Mehr Geld und weniger Arbeitszeit

Ein höheres Gehalt mache den Job sicher attraktiver, ist er überzeugt -zusätzlich zu guten Rahmenbedingungen durch Berufskindergärten oder Gesundheitsförderung: "Mehr Geld bedeutet zwar nicht zwingend mehr Bewerber, aber mit Sicherheit weniger Aussteiger", sagt Suditu. Immerhin ein Drittel würde sich aus dem Pflegeberuf verabschieden. Von einer 35-Stunden-Woche, wie sie die Gewerkschaft "vida" zur Entlastung fordert, hält er indes wenig: Schließlich brauche man dann erst recht mehr Personal.

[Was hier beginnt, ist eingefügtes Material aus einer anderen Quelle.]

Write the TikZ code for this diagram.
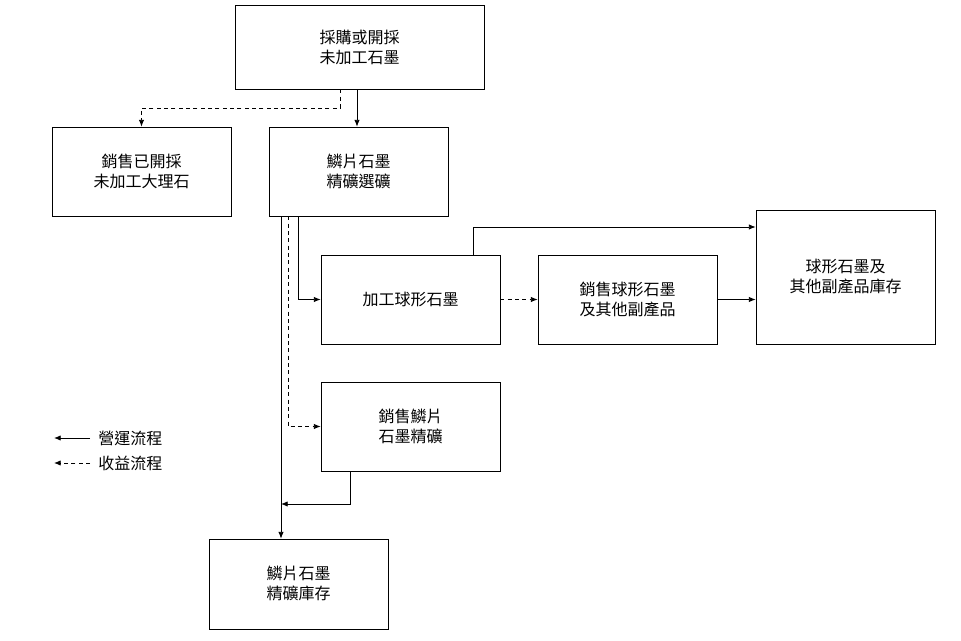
\documentclass[tikz,border=0pt]{standalone}
\usepackage{fontspec}
\setmainfont{Noto Sans CJK TC}
\usetikzlibrary{arrows.meta}
\begin{document}
\begin{tikzpicture}[x=0.75pt,y=-0.75pt,
  box/.style={draw,line width=0.6pt,minimum width=179*0.75pt,minimum height=89*0.75pt,align=center,font=\fontsize{12}{15}\selectfont,inner sep=0pt},
  ar/.style={-{Latex[length=5pt,width=4pt]},line width=0.6pt},
  da/.style={ar,dash pattern=on 3pt off 2.5pt}]
\useasboundingbox (0,0) rectangle (961,641);
\node[box,minimum width=249*0.75pt,minimum height=84*0.75pt] (top) at (359.5,47) {採購或開採\\未加工石墨};
\node[box] (sm) at (141.5,171.5) {銷售已開採\\未加工大理石};
\node[box] (fl) at (358.5,171.5) {鱗片石墨\\精礦選礦};
\node[box] (sp) at (410.5,299.5) {加工球形石墨};
\node[box] (ss) at (627.5,299.5) {銷售球形石墨\\及其他副產品};
\node[box,minimum height=134*0.75pt] (si) at (845.5,277) {球形石墨及\\其他副產品庫存};
\node[box] (sf) at (410.5,426.5) {銷售鱗片\\石墨精礦};
\node[box,minimum height=90*0.75pt] (fi) at (298.5,584) {鱗片石墨\\精礦庫存};
\draw[ar] (top.south -| 357,0) -- (fl.north -| 357,0);
\draw[da] (top.south -| 340,0) -- (340,108) -| (sm.north);
\draw[ar] (fl.south -| 298,0) |- (sp.west);
\draw[da] (fl.south -| 288,0) |- (sf.west);
\draw[ar] (fl.south -| 281,0) -- (fi.north -| 281,0);
\draw[ar] (sf.south -| 350,0) -- (350,504) -- (281,504);
\draw[ar] (sp.north -| 473,0) |- (si.west |- 0,227);
\draw[da] (sp.east) -- (ss.west);
\draw[ar] (ss.east) -- (ss.east -| si.west);
\coordinate (l1a) at (90,438); \coordinate (l1b) at (54,438);
\coordinate (l2a) at (90,463); \coordinate (l2b) at (54,463);
\draw[ar] (l1a) -- (l1b);
\draw[da] (l2a) -- (l2b);
\node[anchor=west,font=\fontsize{12}{15}\selectfont,inner sep=0pt] (t1) at (98,438) {營運流程};
\node[anchor=west,font=\fontsize{12}{15}\selectfont,inner sep=0pt] (t2) at (98,463) {收益流程};
\end{tikzpicture}
\end{document}
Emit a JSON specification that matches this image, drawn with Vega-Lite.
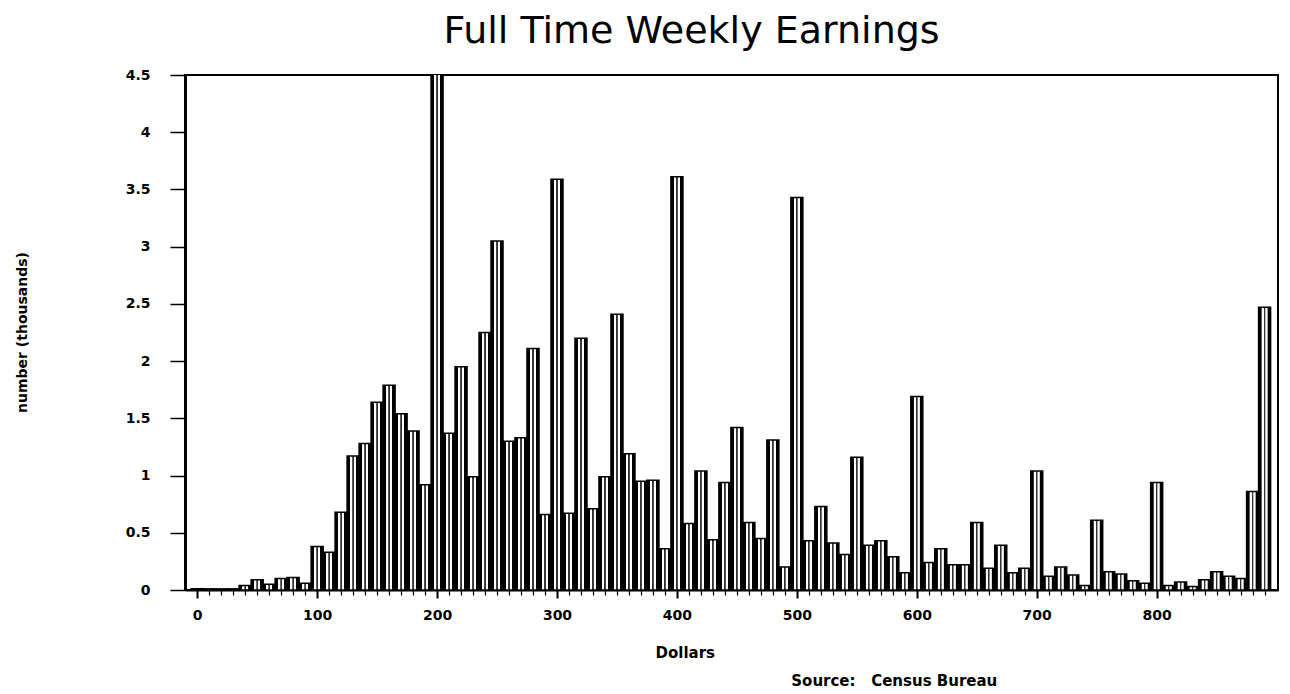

Mirjana Markovi´c würde sich über eine Arbeitszeitverkürzung hingegen freuen. Auch etwas mehr Geld wäre für sie ein Zeichen für mehr Wertschätzung. Seit 19 Jahren arbeitet die gebürtige Serbin und ausgebildete Altenfachbetreuerin für die Caritas Socialis in der Hauskrankenpflege. Sieben bis acht Klienten besucht sie täglich in Wien, sie wechselt Inkontinenzprodukte, versorgt auf alten Couches Wunden und sammelt nebenbei biografische Informationen, um den alten Menschen etwas näher zu sein. 1900 Euro netto bekommt sie dafür -drei bis fünf Abenddienste pro Woche inklusive. Ihre Schwester verdient nach einem Jahr als Reinigungskraft in einem Krankenhaus genauso viel.

Mobil versus stationär

Markovi´c findet das nicht fair. Aber berufen fühlt sie sich trotzdem für ihren Beruf. "Man braucht Liebe, Geduld und einen guten Magen -nicht nur aus Selbstschutz, sondern auch zum Schutz der Klienten", betont sie. Ob ein Praktikant aus Überzeugung mobile Pflege wähle oder vom AMS dazu gedrängt worden sei, merke sie recht bald. Aber auch viele Kolleginnen aus dem stationären Bereich können sich nicht vorstellen, allein und ohne Team in fremden, womöglich schmutzigen Wohnungen Personen zu betreuen. Sie hingegen schätzt es, flexibler zu sein und sich nicht um 20 Menschen, sondern nur um einen zu kümmern. Nur mit den Angehörigen sei es oft nicht leicht. Konflikte mit ihnen gehörten zu den größten Nachteilen der mobilen Pflege.

Bei Martina F. gab es gottlob keine solchen Probleme. Gleich nach der Entlassung ihres Vaters aus dem Spital wurde sie von einer Mitarbeiterin des mobilen Palliativteams unterstützt. Gemeinsam mit ihr und zwei Tanten begleitete sie den Vater drei Wochen lang rund um die Uhr, bis zu seinem Tod. Zwei Tage zuvor langte noch ein Schreiben ein: Im Pflegeheim sei gerade ein Platz frei geworden.